Bin noch neu in der Web-Entwicklung mit Java daher bitte nicht böse sein wenn das Topic nicht im 100% richtigen Forum gelandet ist...
Mein Problem ist folgendes, ich habe mir die neues Version des Eclipse WTP All-in-one für MAC runtergeladen, dies ist im einem zip archiv, dies habe ich entpackt und wollte nun eclipse starten.

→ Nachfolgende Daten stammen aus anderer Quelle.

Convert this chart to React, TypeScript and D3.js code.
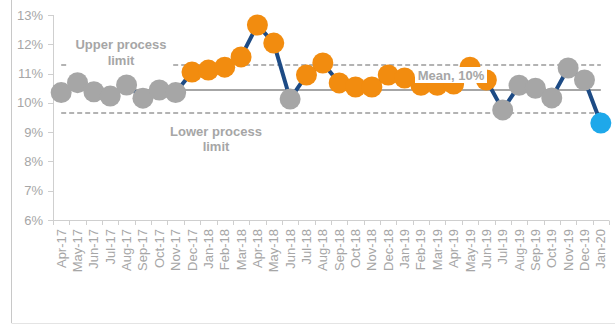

Nur leider tut sich einfach nichts...er startet es einfach nicht (OS X 10.5), habe ich irgendwas vergessen zu installieren?Eigentlich heißt es ja ist dieses Package selbstlauffähig und braucht keine weiteren Installationen (wie zb Eclipse 3.0 standard installation o.ä.).
Ich hoffe jemand kann mir bei der Installation helfen.

Gruß lohr


----------



## jensa (5. Mai 2008)

Hallo, welche Fehlermeldung erhälst du beim start?
Hast du eine Java Runtime bei dir auf deinem Mac OS x10.5 installiert?


----------



## byte (5. Mai 2008)

Hast Du eine JRE installiert?

Edit: Viel zu langsam. :? Man sollte nicht zwischendurch arbeiten.


----------



## lohr (5. Mai 2008)

Keine Fehlermeldung...WTP startet einfach nicht...
JRE ist installiert und "normale" Applications kann ich auch mit eclipse Standard Edition entwickeln und compilieren.


----------